Gramsci è tra i primi a cogliere la novità dell'ingresso in campo di un
    partito democristiano, che non ha difficoltà a recepire le istanze del
    liberalesimo moderato, mentre è in competizione e in opposizione
    radicale rispetto al socialismo e a maggior ragione al comunismo.
    
    Egli comprende che, dato il radicamento culturale e territoriale della
    Chiesa, la competizione risulterà molto impegnativa per il comunismo.
    
    Non è per caso, dunque, che, nel § 3, egli riassume la dottrina sociale
    della Chiesa in quattro punti che segnano l'irreversibile distanza e
    l'incompatibilità tra essa e il marxismo.
    
    Di questi punti il più importante è il quarto.
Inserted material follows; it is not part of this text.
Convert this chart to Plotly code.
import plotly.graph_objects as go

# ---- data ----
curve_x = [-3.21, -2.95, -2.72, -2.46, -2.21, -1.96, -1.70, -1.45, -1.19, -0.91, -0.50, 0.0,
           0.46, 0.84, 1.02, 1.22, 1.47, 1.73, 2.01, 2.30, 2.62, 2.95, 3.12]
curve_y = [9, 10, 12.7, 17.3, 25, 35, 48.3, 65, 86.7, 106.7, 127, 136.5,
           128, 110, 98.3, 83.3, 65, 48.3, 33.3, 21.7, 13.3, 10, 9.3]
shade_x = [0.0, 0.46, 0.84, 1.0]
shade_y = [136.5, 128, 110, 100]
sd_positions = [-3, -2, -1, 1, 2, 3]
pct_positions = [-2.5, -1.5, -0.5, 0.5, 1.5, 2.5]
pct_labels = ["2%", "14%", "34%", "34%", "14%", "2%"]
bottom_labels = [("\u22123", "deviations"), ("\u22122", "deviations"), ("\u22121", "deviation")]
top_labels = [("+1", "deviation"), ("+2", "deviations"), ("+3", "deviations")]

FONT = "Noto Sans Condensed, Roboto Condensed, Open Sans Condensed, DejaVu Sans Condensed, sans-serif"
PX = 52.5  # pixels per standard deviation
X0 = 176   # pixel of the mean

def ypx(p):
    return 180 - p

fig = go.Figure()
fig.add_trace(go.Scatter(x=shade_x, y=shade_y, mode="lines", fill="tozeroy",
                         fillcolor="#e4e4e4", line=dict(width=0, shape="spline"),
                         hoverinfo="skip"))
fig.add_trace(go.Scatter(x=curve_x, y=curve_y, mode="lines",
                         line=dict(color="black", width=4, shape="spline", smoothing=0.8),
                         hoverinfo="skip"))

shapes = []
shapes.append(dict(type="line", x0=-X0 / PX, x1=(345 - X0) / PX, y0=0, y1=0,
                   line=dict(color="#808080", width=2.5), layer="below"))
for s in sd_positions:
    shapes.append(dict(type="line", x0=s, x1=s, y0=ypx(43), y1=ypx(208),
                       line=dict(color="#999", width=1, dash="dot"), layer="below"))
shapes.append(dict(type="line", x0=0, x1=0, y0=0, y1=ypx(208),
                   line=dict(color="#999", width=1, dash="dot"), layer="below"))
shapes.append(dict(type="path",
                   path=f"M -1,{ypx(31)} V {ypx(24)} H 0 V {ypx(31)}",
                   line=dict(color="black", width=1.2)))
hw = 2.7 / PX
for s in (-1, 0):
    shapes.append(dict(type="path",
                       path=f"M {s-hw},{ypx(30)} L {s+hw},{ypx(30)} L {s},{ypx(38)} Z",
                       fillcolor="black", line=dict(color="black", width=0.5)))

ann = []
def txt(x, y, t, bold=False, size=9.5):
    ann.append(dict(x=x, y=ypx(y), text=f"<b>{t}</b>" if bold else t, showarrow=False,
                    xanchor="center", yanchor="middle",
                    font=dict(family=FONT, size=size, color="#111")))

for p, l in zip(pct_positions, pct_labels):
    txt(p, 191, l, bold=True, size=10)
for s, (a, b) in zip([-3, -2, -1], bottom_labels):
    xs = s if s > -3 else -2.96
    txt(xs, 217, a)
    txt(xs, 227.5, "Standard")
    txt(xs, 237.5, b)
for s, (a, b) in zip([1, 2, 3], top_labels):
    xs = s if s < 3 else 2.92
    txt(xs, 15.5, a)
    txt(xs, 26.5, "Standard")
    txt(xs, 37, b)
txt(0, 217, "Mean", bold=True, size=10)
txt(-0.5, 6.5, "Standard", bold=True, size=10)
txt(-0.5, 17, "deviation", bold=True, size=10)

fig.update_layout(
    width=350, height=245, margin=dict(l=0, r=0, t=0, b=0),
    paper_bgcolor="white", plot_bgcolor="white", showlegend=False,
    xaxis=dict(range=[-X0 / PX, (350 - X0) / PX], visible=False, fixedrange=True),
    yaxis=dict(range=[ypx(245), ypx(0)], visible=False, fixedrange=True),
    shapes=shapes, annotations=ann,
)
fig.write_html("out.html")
Nell'ottica della
    Chiesa, la giustizia sociale non si pone nei termini di una
    ristrutturazione del sistema che ponga in discussione l'appropriazione
    arbitraria da parte di pochi di una quota rilevante della ricchezza
    sociale prodotta dal lavoro umano, bensì di una ridistribuzione
    caritatevole e misericordiosa di essa.
In un certo senso, la giustizia compassionevole fa parte da sempre della struttura della Chiesa, che per via delle elargizioni, delle donazioni e in passato la vendita delle indulgenze, accumula enormi capitali che utilizza anche per mantenere servizi sociali e assistenziali. Che cosa in questo modello è incompatibile con il marxismo? Primo il fatto che esso riconosce come bisogni da soddisfare quelli che sono diritti degli individui, il cui referente istituzionale è lo Stato. Secondo che esso rimedia (parzialmente) alle disfunzioni del sistema socio-economico impedendo che vengano a galla le contraddizioni il cui superamento implica un cambiamento radicale.
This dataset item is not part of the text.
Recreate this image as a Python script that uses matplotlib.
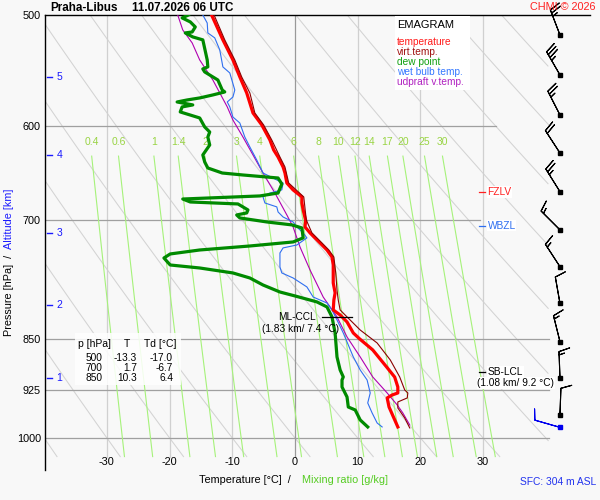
import numpy as np
import matplotlib
matplotlib.use('Agg')
import matplotlib.pyplot as plt
from matplotlib.patches import Rectangle
from matplotlib.ticker import NullLocator
import matplotlib.transforms as mtransforms

plt.rcParams['font.family'] = ['Liberation Sans', 'DejaVu Sans']

# ---------------- data ----------------
station = "Praha-Libus"
stamp = "11.07.2026 06 UTC"

temp_p = [499.9, 520.7, 538.1, 553.3, 568.0, 587.0, 598.6, 613.6, 623.7, 630.9, 641.3, 647.7,
          658.4, 665.9, 673.6, 680.3, 688.1, 700.0, 707.6, 714.5, 726.4, 734.8, 743.3, 753.1,
          763.0, 775.6, 788.4, 797.6, 810.7, 817.4, 826.8, 841.9, 850.0, 865.6, 890.0, 905.0,
          919.8, 928.9, 931.9, 936.5, 950.5, 966.2, 982.1]
temp_t = [-13.3, -11.5, -9.9, -8.8, -7.7, -6.7, -5.3, -4.0, -3.4, -2.7, -1.9, -1.6,
          -1.3, -0.3, 1.1, 1.1, 1.3, 1.7, 1.6, 2.4, 4.0, 5.1, 5.9, 6.1,
          6.1, 6.1, 6.4, 6.2, 6.1, 7.2, 8.3, 9.3, 10.3, 12.4, 14.6, 15.9,
          16.4, 16.4, 15.5, 14.7, 15.0, 15.7, 16.4]

tv_p = [499.9, 520.7, 538.1, 553.3, 568.0, 587.0, 598.6, 613.6, 630.9, 641.3, 658.4, 673.6,
        699.5, 714.5, 726.4, 734.8, 743.3, 763.0, 784.6, 797.6, 810.7, 820.0, 837.8, 855.8,
        880.0, 904.8, 924.3, 928.9, 936.5, 942.7, 952.0, 967.8, 983.7]
tv_t = [-12.9, -11.2, -9.6, -8.5, -7.2, -6.4, -5.0, -3.7, -2.4, -1.6, -1.0, 1.4,
        1.8, 2.7, 4.3, 5.4, 6.2, 6.5, 6.7, 6.9, 7.2, 8.3, 10.4, 13.1,
        15.2, 16.7, 17.5, 18.0, 17.9, 16.4, 16.4, 17.5, 18.3]

dew_p = [499.9, 502.3, 505.6, 509.8, 514.0, 514.8, 518.2, 520.7, 538.1, 544.3, 546.1, 548.8,
         556.1, 565.3, 567.1, 569.9, 572.7, 574.6, 576.5, 579.3, 581.2, 586.0, 591.8, 600.6,
         605.6, 610.6, 618.6, 628.8, 636.1, 642.4, 647.7, 649.8, 653.0, 659.5, 669.3, 672.5,
         675.9, 679.2, 681.4, 688.1, 691.5, 693.8, 697.2, 701.8, 705.2, 708.7, 720.4, 725.2,
         730.0, 734.8, 739.6, 744.5, 753.1, 756.8, 763.0, 769.3, 778.2, 787.2, 792.3, 800.1,
         806.7, 820.0, 841.9, 875.6, 894.5, 904.8, 909.3, 919.8, 935.0, 950.5, 955.1, 970.9,
         982.1]
dew_t = [-17.0, -18.0, -16.7, -15.9, -16.4, -17.5, -16.3, -14.7, -14.0, -13.9, -14.7, -14.4,
         -12.3, -11.6, -11.2, -13.1, -15.2, -17.2, -18.8, -16.3, -18.0, -18.3, -15.2, -14.4,
         -13.6, -13.9, -13.6, -14.7, -14.4, -13.9, -11.6, -8.3, -2.7, -2.1, -2.7, -5.6,
         -17.9, -16.7, -9.1, -7.5, -7.7, -9.3, -8.8, -4.5, -0.5, 1.1, 1.3, -0.3,
         -7.2, -15.2, -19.9, -20.9, -19.9, -15.2, -9.9, -7.2, -5.1, -2.4, 0.0, 3.5,
         5.1, 5.9, 6.4, 6.7, 7.2, 7.7, 7.5, 7.5, 8.3, 8.5, 9.6, 10.4,
         11.6]

wb_p = [499.9, 506.5, 514.8, 519.0, 529.3, 544.3, 549.7, 565.3, 571.8, 576.5, 581.2, 590.9,
        596.7, 610.6, 620.6, 634.0, 647.7, 655.1, 658.4, 665.9, 669.3, 673.6, 680.3, 684.7,
        690.4, 696.1, 701.8, 707.6, 714.5, 720.4, 728.8, 732.3, 738.4, 755.6, 763.0, 769.3,
        780.7, 793.7, 801.5, 810.7, 824.1, 841.9, 875.6, 894.5, 909.3, 928.9, 944.2, 959.8,
        975.7, 982.1]
wb_t = [-14.7, -14.0, -13.9, -12.8, -12.0, -11.5, -10.4, -9.6, -9.9, -10.8, -10.4, -9.9,
        -8.8, -8.0, -7.2, -6.1, -5.1, -2.9, -1.9, -2.1, -4.0, -5.1, -4.8, -2.9,
        -2.7, -1.9, -0.3, 0.3, 1.3, 1.9, 0.3, -1.9, -2.4, -2.4, -2.1, -0.3,
        1.9, 2.9, 5.1, 5.9, 6.7, 7.7, 9.3, 10.4, 11.5, 12.0, 11.6, 12.3,
        13.1, 13.9]

up_p = [499.9, 512.3, 523.3, 538.1, 556.1, 581.2, 593.8, 610.6, 628.8, 647.7, 669.3, 693.8,
        707.6, 731.2, 759.3, 793.7, 820.0, 847.4, 875.6, 904.8, 928.9, 947.3, 959.8, 978.9]
up_t = [-18.7, -17.9, -16.4, -15.2, -13.1, -10.8, -9.9, -8.3, -6.7, -5.1, -3.2, -1.3,
        -0.3, 0.8, 2.4, 4.5, 6.7, 8.3, 10.4, 12.4, 14.7, 16.3, 17.2, 18.3]

# wind barbs (direction from, deg; speed kt)
wind_p = [516.5, 551.5, 588.9, 626.8, 667.8, 711.0, 755.2, 801.9, 853.9, 906.8, 963.0]
wind_dir = [339, 330, 333, 327, 328, 315, 327, 350, 346, 358, 2]
wind_spd = [25, 35, 25, 20, 25, 15, 15, 10, 15, 15, 10]
sfc_wind_p = [981.7]
sfc_wind_dir = [286]
sfc_wind_spd = [10]

# axis labels / ticks
p_ticks = [500, 600, 700, 850, 925, 1000]
t_ticks = [-30, -20, -10, 0, 10, 20, 30]
mix_ratios = [0.4, 0.6, 1, 1.4, 2, 3, 4, 6, 8, 10, 12, 14, 17, 20, 25, 30]
mix_labels = ['0.4', '0.6', '1', '1.4', '2', '3', '4', '6', '8', '10', '12', '14', '17', '20', '25', '30']
alt_km = [1, 2, 3, 4, 5]
alt_p = [906.3, 804.1, 714.5, 629.0, 553.3]

# table
tbl_p = [500, 700, 850]
tbl_T = [-13.3, 1.7, 10.3]
tbl_Td = [-17.0, -6.7, 6.4]

# levels
fzlv_p = 668.0
wbzl_p = 706.0
mlccl_p = 820.0
mlccl_km, mlccl_t = 1.83, 7.4
sblcl_p = 897.5
sblcl_km, sblcl_t = 1.08, 9.2
sfc_alt = 304

# ---------------- figure ----------------
BG = '#f8f8f8'
W, H = 600, 500
fig = plt.figure(figsize=(6, 5), dpi=100)
fig.patch.set_facecolor(BG)

def fx(x):
    return x / W

def fy(y):
    return 1 - y / H

ax = fig.add_axes([fx(45), fy(470), fx(590) - fx(45), fy(15) - fy(470)])
ax.set_facecolor(BG)
ax.set_yscale('log')
X0, X1 = -39.87, 47.05
P0, P1 = 1053.9, 499.9
ax.set_xlim(X0, X1)
ax.set_ylim(P0, P1)

for s in ['right', 'bottom']:
    ax.spines[s].set_visible(False)
for s in ['left', 'top']:
    ax.spines[s].set_color('black')
    ax.spines[s].set_linewidth(1.0)

ax.set_yticks(p_ticks)
ax.set_yticklabels([str(v) for v in p_ticks])
ax.yaxis.set_minor_locator(NullLocator())
ax.tick_params(axis='y', length=0, pad=3, labelsize=7.8)
ax.set_xticks([])

# dry adiabats
pp = np.linspace(499, 1031, 300)
for th in range(-40, 171, 10):
    tt = (th + 273.15) * (pp / 1000.0) ** 0.2857 - 273.15
    tt = np.where(tt > 40.5, np.nan, tt)
    ax.plot(tt, pp, color='#d3d3d3', lw=0.75, zorder=1)

# isotherms
for t in t_ticks:
    ax.plot([t, t], [499.9, 1031], color='#999999' if t == 0 else '#d0d0d0',
            lw=0.9, zorder=1.2)

# isobars
iso_ext = {600: 32.0, 700: 29.5, 850: 40.5, 925: 40.5, 1000: 40.5}
for p in p_ticks[1:]:
    ax.plot([X0, iso_ext[p]], [p, p], color='#a0a0a0', lw=0.9, zorder=1.3)

# mixing ratio lines
pm = np.linspace(630, 1031, 100)
for r, lab in zip(mix_ratios, mix_labels):
    e = r * pm / (622.0 + r)
    a = np.log(e / 6.112)
    tm = 243.5 * a / (17.67 - a)
    ax.plot(tm, pm, color='#a6f27a', lw=0.8, zorder=1.5)
    ax.text(tm[0], 615.6, lab, color='#99d444', fontsize=7.5, ha='center',
            va='center', zorder=2)

# profiles
ax.plot(up_t, up_p, color='#b000b0', lw=0.8, zorder=3)
ax.plot(wb_t, wb_p, color='#2f6ff0', lw=0.8, zorder=3.2)
ax.plot(dew_t, dew_p, color='#008a00', lw=2.3, zorder=3.5)
ax.plot(temp_t, temp_p, color='#ff0000', lw=2.3, zorder=4)
ax.plot(tv_t, tv_p, color='#8b0000', lw=0.8, zorder=4.5)

# x tick labels (inside)
for t in t_ticks:
    ax.text(t, 1040, str(t), fontsize=7.8, ha='center', va='center', color='black')

# altitude ticks
tr = mtransforms.blended_transform_factory(ax.transAxes, ax.transData)
for k, p in zip(alt_km, alt_p):
    ax.plot([0.004, 0.013], [p, p], color='#1a1aff', lw=1.0, transform=tr, zorder=5)
    ax.text(0.021, p, str(k), color='#1a1aff', fontsize=7.5, ha='left', va='center',
            transform=tr)

# annotations
ax.plot([4.3, 9.1], [mlccl_p, mlccl_p], color='black', lw=0.9, zorder=6)
ax.text(3.3, mlccl_p, 'ML-CCL', fontsize=7.3, ha='right', va='center', zorder=6)
ax.text(0.8, 836.3, '(%.2f km/ %.1f °C)' % (mlccl_km, mlccl_t), fontsize=7.3,
        ha='center', va='center', zorder=6)

ax.plot([29.4, 30.3], [sblcl_p, sblcl_p], color='black', lw=0.9, zorder=6)
ax.text(30.7, sblcl_p, 'SB-LCL', fontsize=7.3, ha='left', va='center', zorder=6,
        bbox=dict(facecolor='white', edgecolor='none', pad=0.5))
ax.text(35.2, 913.8, '(%.2f km/ %.1f °C)' % (sblcl_km, sblcl_t), fontsize=7.3,
        ha='center', va='center', zorder=6, clip_on=False,
        bbox=dict(facecolor='white', edgecolor='none', pad=0.5))

ax.plot([29.4, 30.3], [fzlv_p, fzlv_p], color='#ff2020', lw=0.9, zorder=6)
ax.text(30.7, fzlv_p, 'FZLV', fontsize=7.3, color='#ff2020', ha='left', va='center',
        zorder=6, bbox=dict(facecolor='white', edgecolor='none', pad=0.5))
ax.plot([29.4, 30.3], [wbzl_p, wbzl_p], color='#2f6ff0', lw=0.9, zorder=6)
ax.text(30.7, wbzl_p, 'WBZL', fontsize=7.3, color='#2f6ff0', ha='left', va='center',
        zorder=6, bbox=dict(facecolor='white', edgecolor='none', pad=0.5))

# wind barbs
bx = 42.26
def uv(d, s):
    d = np.radians(np.array(d, dtype=float))
    s = np.array(s, dtype=float)
    return -s * np.sin(d), -s * np.cos(d)

u, v = uv(wind_dir, wind_spd)
ax.barbs([bx] * len(wind_p), wind_p, u, v, length=6.2, color='black', lw=0.8,
         clip_on=False, zorder=7)
ax.plot([bx] * len(wind_p), wind_p, 's', ms=2.2, color='black', clip_on=False, zorder=7)
us, vs = uv(sfc_wind_dir, sfc_wind_spd)
ax.barbs([bx], sfc_wind_p, us, vs, length=6.2, color='#0000ee', lw=0.8,
         clip_on=False, zorder=7)
ax.plot([bx], sfc_wind_p, 's', ms=2.2, color='#0000ee', clip_on=False, zorder=7)

# legend box
fig.add_artist(Rectangle((fx(395), fy(90)), fx(470) - fx(395), fy(16) - fy(90),
                         transform=fig.transFigure, facecolor='white', edgecolor='none',
                         zorder=1))
fig.text(fx(397), fy(25), 'EMAGRAM', fontsize=8, ha='left', va='center', zorder=2)
leg = [('temperature', '#ff1a1a'), ('virt.temp.', '#a01010'), ('dew point', '#10a010'),
       ('wet bulb temp.', '#3377ff'), ('udpraft v.temp.', '#b020c0')]
for i, (lab, c) in enumerate(leg):
    fig.text(fx(397), fy(42 + 10 * i), lab, fontsize=7.3, color=c, ha='left',
             va='center', zorder=2)

# table box
fig.add_artist(Rectangle((fx(75), fy(385)), fx(181) - fx(75), fy(333) - fy(385),
                         transform=fig.transFigure, facecolor='white', edgecolor='none',
                         alpha=0.85, zorder=1))
fig.text(fx(78), fy(344), 'p [hPa]', fontsize=7.5, ha='left', va='center', zorder=2)
fig.text(fx(127), fy(344), 'T', fontsize=7.5, ha='center', va='center', zorder=2)
fig.text(fx(144), fy(344), 'Td [°C]', fontsize=7.5, ha='left', va='center', zorder=2)
for i, (p, t, td) in enumerate(zip(tbl_p, tbl_T, tbl_Td)):
    yy = fy(358 + 10 * i)
    fig.text(fx(102), yy, '%d' % p, fontsize=7.3, ha='right', va='center', zorder=2)
    fig.text(fx(137), yy, '%.1f' % t, fontsize=7.3, ha='right', va='center', zorder=2)
    fig.text(fx(173), yy, '%.1f' % td, fontsize=7.3, ha='right', va='center', zorder=2)

# titles and labels
fig.text(fx(50), fy(8), station, fontsize=8.4, fontweight='bold', ha='left', va='center')
fig.text(fx(132), fy(8), stamp, fontsize=8.4, fontweight='bold', ha='left', va='center')
fig.text(fx(596), fy(7), 'CHMI © 2026', fontsize=7.8, color='#ff2020', ha='right',
         va='center')
fig.text(fx(291), fy(480), 'Temperature [°C]  /', fontsize=7.8, ha='right', va='center')
fig.text(fx(302), fy(480), 'Mixing ratio [g/kg]', fontsize=7.8, color='#55cc22',
         ha='left', va='center')
fig.text(fx(596), fy(482), 'SFC: %d m ASL' % sfc_alt, fontsize=7.4, color='#2233ee',
         ha='right', va='center')
fig.text(fx(9), fy(336), 'Pressure [hPa]  /', fontsize=7.8, rotation=90, ha='center',
         va='bottom')
fig.text(fx(9), fy(249), 'Altitude [km]', fontsize=7.8, rotation=90, color='#1a1aff',
         ha='center', va='bottom')

fig.savefig('out.png', dpi=100, facecolor=BG)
Apparentemente, la dottrina sociale della Chiesa è in concorrenza, oltre che con il comunismo, anche con il liberalesimo nella misura in cui esso produce una quota, variabile nel corso del tempo, di poveri, disoccupati, emarginati, ecc. e se ne disinteressa. In realtà, essa, di fatto, è alleata del liberalesimo, da cui ricava non pochi vantaggi, contro il comunismo. Sicuramente perché è ateo, ma non meno perché mira a promuovere un ordine sociale, incentrato sui bisogni e sui diritti dei cittadini, all'interno del quale essa perderebbe di fatto ogni potere.
    
    Nel Quaderno non si dà un solo cenno al Concordato, ormai in atto da
    alcuni anni, che ha prodotto una sorta di alleanza tra la Chiesa e il
    Fascismo - tema che Gramsci affronta più volte negli altri Quaderni.
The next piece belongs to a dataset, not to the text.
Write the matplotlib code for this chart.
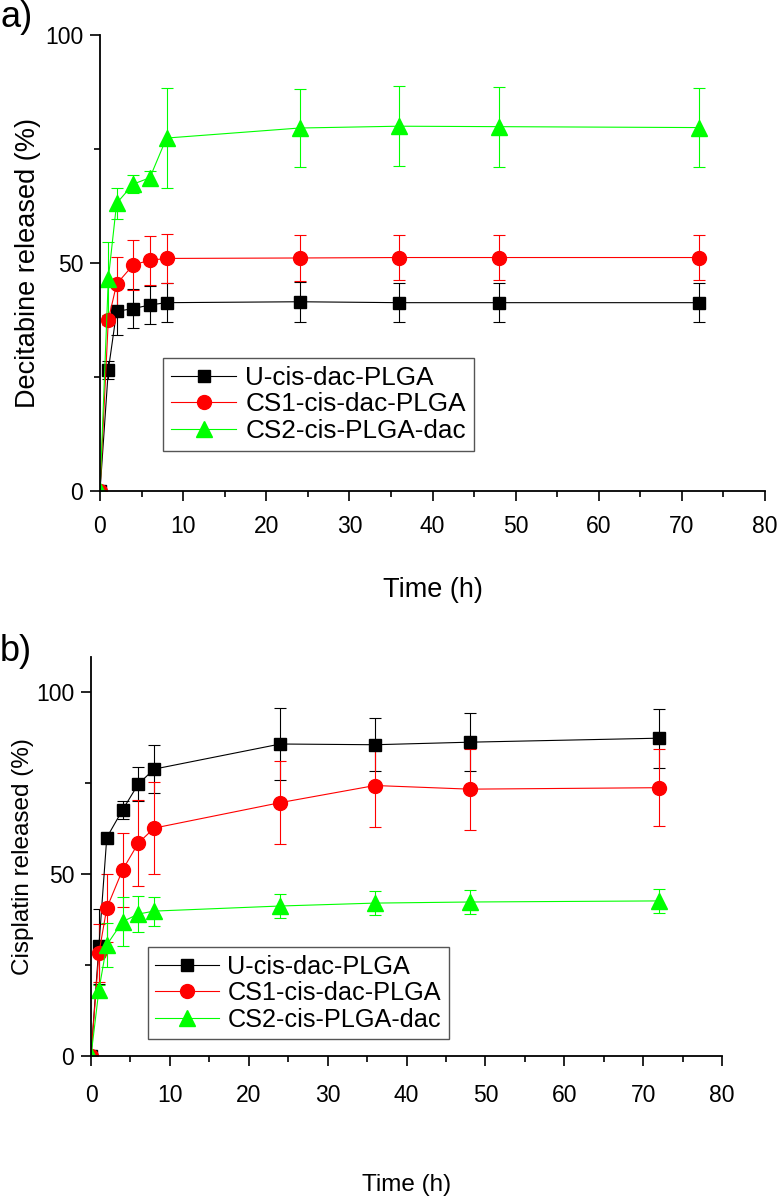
import matplotlib.pyplot as plt
from matplotlib.ticker import MultipleLocator

plt.rcParams['font.family'] = ['Liberation Sans', 'DejaVu Sans']

time_h = [0, 1, 2, 4, 6, 8, 24, 36, 48, 72]
labels = ['U-cis-dac-PLGA', 'CS1-cis-dac-PLGA', 'CS2-cis-PLGA-dac']
colors = ['black', 'red', '#00ff00']
markers = ['s', 'o', '^']
msizes = [8.5, 10, 11.5]

# a) decitabine release
dec_u = [0, 26.5, 39.4, 40.0, 40.8, 41.3, 41.5, 41.3, 41.3, 41.3]
dec_u_err = [0, 2.0, 5.2, 4.2, 4.2, 4.3, 4.4, 4.3, 4.3, 4.3]
dec_cs1 = [0, 37.5, 45.4, 49.6, 50.6, 51.0, 51.1, 51.2, 51.2, 51.2]
dec_cs1_err = [0, 1.0, 6.0, 5.5, 5.4, 5.3, 5.0, 5.0, 5.0, 5.0]
dec_cs2 = [0, 46.5, 63.1, 67.3, 68.7, 77.4, 79.6, 80.0, 79.9, 79.7]
dec_cs2_err = [0, 8.0, 3.4, 1.9, 1.4, 11.0, 8.6, 8.8, 8.8, 8.7]

# b) cisplatin release
cis_u = [0, 30.1, 60.0, 67.6, 74.7, 78.8, 85.7, 85.5, 86.2, 87.3]
cis_u_err = [0, 10.3, 1.0, 2.4, 4.6, 6.6, 9.9, 7.3, 8.0, 8.1]
cis_cs1 = [0, 28.2, 40.6, 51.1, 58.5, 62.6, 69.6, 74.3, 73.3, 73.7]
cis_cs1_err = [0, 8.0, 9.4, 10.2, 11.8, 12.6, 11.4, 11.4, 11.1, 10.5]
cis_cs2 = [0, 18.1, 30.5, 36.9, 39.0, 39.8, 41.2, 42.0, 42.3, 42.6]
cis_cs2_err = [0, 1.5, 6.0, 6.7, 5.0, 4.0, 3.4, 3.2, 3.2, 3.2]


def draw(ax, ys, errs, ytop, ylabel, anchor, fs_lab, fs_leg, xlab_y, ylab_x, xpad):
    handles = []
    for y, e, c, m, ms, lab in zip(ys, errs, colors, markers, msizes, labels):
        eb = ax.errorbar(time_h, y, yerr=e, color=c, marker=m, ms=ms, lw=0.8,
                         elinewidth=0.8, capsize=4.5, capthick=0.8, label=lab)
        handles.append(eb.lines[0])
    ax.set_xlim(0, 80)
    ax.set_ylim(0, ytop)
    ax.xaxis.set_major_locator(MultipleLocator(10))
    ax.xaxis.set_minor_locator(MultipleLocator(5))
    ax.yaxis.set_major_locator(MultipleLocator(50))
    ax.yaxis.set_minor_locator(MultipleLocator(25))
    ax.spines['top'].set_visible(False)
    ax.spines['right'].set_visible(False)
    for s in ['left', 'bottom']:
        ax.spines[s].set_linewidth(1.3)
    ax.tick_params(which='major', direction='out', length=7, width=1.2,
                   labelsize=16.5, pad=5)
    ax.tick_params(which='minor', direction='out', length=4.5, width=1.2)
    ax.tick_params(axis='x', which='major', pad=xpad)
    ax.set_xlabel('Time (h)', fontsize=fs_lab, va='center')
    ax.xaxis.set_label_coords(0.5, xlab_y)
    ax.set_ylabel(ylabel, fontsize=fs_lab, va='center')
    ax.yaxis.set_label_coords(ylab_x, 0.5)
    leg = ax.legend(handles, labels, loc='upper left', bbox_to_anchor=anchor,
                    fontsize=fs_leg, numpoints=1, handlelength=2.5,
                    handletextpad=0.35, labelspacing=0.1, borderpad=0.3,
                    borderaxespad=0, fancybox=False, framealpha=1)
    leg.get_frame().set_edgecolor('#555555')
    leg.get_frame().set_linewidth(1.0)


fig = plt.figure(figsize=(7.79, 12.04), dpi=100)
ax1 = fig.add_axes([100 / 779, (1204 - 491) / 1204, 665 / 779, 456 / 1204])
ax2 = fig.add_axes([91 / 779, (1204 - 1056) / 1204, 631 / 779, 399 / 1204])

draw(ax1, [dec_u, dec_cs1, dec_cs2], [dec_u_err, dec_cs1_err, dec_cs2_err],
     100, 'Decitabine released (%)', (0.095, 0.292), 19.5, 18.8,
     -0.217, -0.108, 10)
draw(ax2, [cis_u, cis_cs1, cis_cs2], [cis_u_err, cis_cs1_err, cis_cs2_err],
     109.6, 'Cisplatin released (%)', (0.09, 0.273), 17.5, 18.2,
     -0.323, -0.108, 13)

fig.text(0.0, 1.0, 'a)', fontsize=26, va='top', ha='left')
fig.text(0.0, (1204 - 634) / 1204, 'b)', fontsize=26, va='top', ha='left')

fig.savefig('out.png', dpi=100)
    C'è però un cenno al rapporto della Chiesa con l'hitlerismo, che non
    può essere approvato da essa ma neppure scomunicato. Fuggevole cenno,
    che, però, basta a capire in quale misura, nonostante le sue pretese
    atemporali e cosmopolitiche, la Chiesa di fatto, immersa nel flusso
    dei processi storici, è sempre e comunque costretta a fare politica.